(begin)

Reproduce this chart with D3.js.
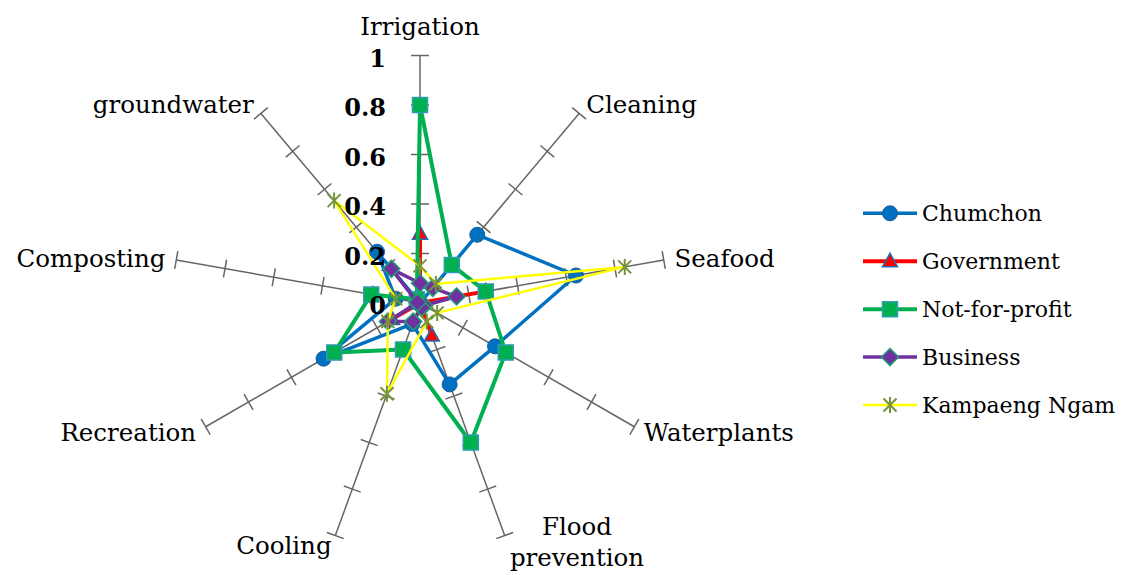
<!DOCTYPE html>
<html>
<head>
<meta charset="utf-8">
<script src="https://cdn.jsdelivr.net/npm/d3@7"></script>
<style>
  body { margin: 0; background: #fff; }
  svg { display: block; }
</style>
</head>
<body>
<svg id="chart" width="1122" height="575"></svg>
<script>
// Water-use categories around the radar, clockwise from the top
const categories = ["Irrigation", "Cleaning", "Seafood", "Waterplants", "Flood prevention",
                    "Cooling", "Recreation", "Composting", "groundwater"];

// Scores per stakeholder group (same order as categories)
const chumchon     = [0.00, 0.36, 0.64, 0.35, 0.35, 0.09, 0.45, 0.10, 0.27];
const government   = [0.28, 0.00, 0.27, 0.00, 0.14, 0.00, 0.13, 0.00, 0.00];
const notForProfit = [0.80, 0.20, 0.27, 0.40, 0.60, 0.20, 0.40, 0.20, 0.02];
const business     = [0.08, 0.08, 0.15, 0.02, 0.02, 0.08, 0.15, 0.01, 0.18];
const kampaengNgam = [0.15, 0.10, 0.84, 0.08, 0.08, 0.39, 0.15, 0.10, 0.54];

const seriesNames = ["Chumchon", "Government", "Not-for-profit", "Business", "Kampaeng Ngam"];
const seriesValues = [chumchon, government, notForProfit, business, kampaengNgam];

// Radial axis ticks
const tickValues = [0, 0.2, 0.4, 0.6, 0.8, 1];
const tickLabels = ["0", "0.2", "0.4", "0.6", "0.8", "1"];

const styles = [
  { line: "#0070C0", width: 3.5,  marker: "circle",   fill: "#0070C0", stroke: "#1F5A96", sw: 1 },
  { line: "#FF0000", width: 4,    marker: "triangle", fill: "#FF0000", stroke: "#1F6FB4", sw: 1.5 },
  { line: "#00B050", width: 4,    marker: "square",   fill: "#00B050", stroke: "#2E9DB0", sw: 1.5 },
  { line: "#7030A0", width: 3.5,  marker: "diamond",  fill: "#7030A0", stroke: "#1E9E72", sw: 1.5 },
  { line: "#FFFF00", width: 2.5,  marker: "star",     fill: "none",    stroke: "#77933C", sw: 2 }
];

const cx = 420, cy = 303, R = 247.5;
const labelFont = "'DejaVu Serif', serif";

const svg = d3.select("#chart");
const r = d3.scaleLinear().domain([0, 1]).range([0, R]);
const n = categories.length;
const angle = d3.scaleLinear().domain([0, n]).range([0, 2 * Math.PI]);

const g = svg.append("g").attr("transform", `translate(${cx},${cy})`);

// Spokes with cross ticks
const spokes = g.append("g").attr("class", "spokes");
categories.forEach((c, i) => {
  const a = angle(i);
  const sx = Math.sin(a), sy = -Math.cos(a);
  spokes.append("line")
    .attr("x1", 0).attr("y1", 0)
    .attr("x2", r(1) * sx).attr("y2", r(1) * sy)
    .attr("stroke", "#666").attr("stroke-width", 1.5);
  tickValues.filter(v => v > 0).forEach(v => {
    const px = r(v) * sx, py = r(v) * sy;
    const tx = -sy * 9, ty = sx * 9;
    spokes.append("line")
      .attr("x1", px - tx).attr("y1", py - ty)
      .attr("x2", px + tx).attr("y2", py + ty)
      .attr("stroke", "#666").attr("stroke-width", 1.5);
  });
});

// Category labels
const labelG = svg.append("g").attr("font-family", labelFont).attr("font-size", 24.5).attr("fill", "#000");
categories.forEach((c, i) => {
  const a = angle(i);
  const sx = Math.sin(a), cyv = Math.cos(a);
  const pad = 11;
  if (c === "Irrigation") {
    labelG.append("text").attr("x", cx).attr("y", 35).attr("text-anchor", "middle").text(c);
    return;
  }
  if (c === "Flood prevention") {
    const t = labelG.append("text").attr("text-anchor", "middle");
    t.append("tspan").attr("x", 577).attr("y", 535).text("Flood");
    t.append("tspan").attr("x", 577).attr("y", 566).text("prevention");
    return;
  }
  const x = cx + (r(1) + pad) * sx;
  const y = cy - (r(1) + pad) * cyv + 8.5;
  labelG.append("text")
    .attr("x", x).attr("y", y)
    .attr("text-anchor", sx > 0 ? "start" : "end")
    .text(c);
});

// Series polygons and markers
const radial = d3.lineRadial()
  .angle((d, i) => angle(i))
  .radius(d => r(d))
  .curve(d3.curveLinearClosed);

function markerPath(type) {
  switch (type) {
    case "circle": return d3.symbol(d3.symbolCircle, Math.PI * 7.5 * 7.5)();
    case "triangle": return "M0,-8L7.5,5.5L-7.5,5.5Z";
    case "square": return "M-7.5,-7.5H7.5V7.5H-7.5Z";
    case "diamond": return "M0,-8.5L8.5,0L0,8.5L-8.5,0Z";
    case "star": return "M-6.5,-6.5L6.5,6.5M-6.5,6.5L6.5,-6.5M0,-8L0,8";
  }
}

seriesValues.forEach((vals, si) => {
  const st = styles[si];
  const sg = g.append("g").attr("class", "series");
  sg.append("path")
    .attr("d", radial(vals))
    .attr("fill", "none")
    .attr("stroke", st.line)
    .attr("stroke-width", st.width)
    .attr("stroke-linejoin", "round");
  sg.selectAll("path.mk").data(vals).join("path")
    .attr("class", "mk")
    .attr("transform", (d, i) => `translate(${r(d) * Math.sin(angle(i))},${-r(d) * Math.cos(angle(i))})`)
    .attr("d", markerPath(st.marker))
    .attr("fill", st.fill)
    .attr("stroke", st.stroke)
    .attr("stroke-width", st.sw);
});

// Radial tick labels along the top spoke
const tickG = svg.append("g").attr("font-family", labelFont).attr("font-weight", "bold").attr("font-size", 24);
tickValues.forEach((v, i) => {
  tickG.append("text")
    .attr("x", 386)
    .attr("y", cy - r(v) + 11)
    .attr("text-anchor", "end")
    .text(tickLabels[i]);
});

// Legend
const legend = svg.append("g").attr("font-family", labelFont).attr("font-size", 22);
const legendY = d3.scalePoint().domain(seriesNames).range([213.3, 405]);
const legendMaxWidth = 194;
seriesNames.forEach((name, si) => {
  const st = styles[si];
  const y = legendY(name);
  legend.append("line")
    .attr("x1", 863).attr("x2", 917).attr("y1", y).attr("y2", y)
    .attr("stroke", st.line).attr("stroke-width", st.width);
  legend.append("path")
    .attr("transform", `translate(890,${y})`)
    .attr("d", markerPath(st.marker))
    .attr("fill", st.fill).attr("stroke", st.stroke).attr("stroke-width", st.sw);
  const t = legend.append("text")
    .attr("x", 922).attr("y", y + 8)
    .text(name);
  if (t.node().getComputedTextLength() > legendMaxWidth) {
    t.attr("textLength", legendMaxWidth).attr("lengthAdjust", "spacingAndGlyphs");
  }
});
</script>
</body>
</html>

(end)

■ EXERCISE GOAL ■
Restate only the lines running from the start of the material above through the line containing "0.15, 0.10, 0.54];", ends included. No pictures.

■ FULL RESPONSE ■
Reproduce this chart with D3.js.
<!DOCTYPE html>
<html>
<head>
<meta charset="utf-8">
<script src="https://cdn.jsdelivr.net/npm/d3@7"></script>
<style>
  body { margin: 0; background: #fff; }
  svg { display: block; }
</style>
</head>
<body>
<svg id="chart" width="1122" height="575"></svg>
<script>
// Water-use categories around the radar, clockwise from the top
const categories = ["Irrigation", "Cleaning", "Seafood", "Waterplants", "Flood prevention",
                    "Cooling", "Recreation", "Composting", "groundwater"];

// Scores per stakeholder group (same order as categories)
const chumchon     = [0.00, 0.36, 0.64, 0.35, 0.35, 0.09, 0.45, 0.10, 0.27];
const government   = [0.28, 0.00, 0.27, 0.00, 0.14, 0.00, 0.13, 0.00, 0.00];
const notForProfit = [0.80, 0.20, 0.27, 0.40, 0.60, 0.20, 0.40, 0.20, 0.02];
const business     = [0.08, 0.08, 0.15, 0.02, 0.02, 0.08, 0.15, 0.01, 0.18];
const kampaengNgam = [0.15, 0.10, 0.84, 0.08, 0.08, 0.39, 0.15, 0.10, 0.54];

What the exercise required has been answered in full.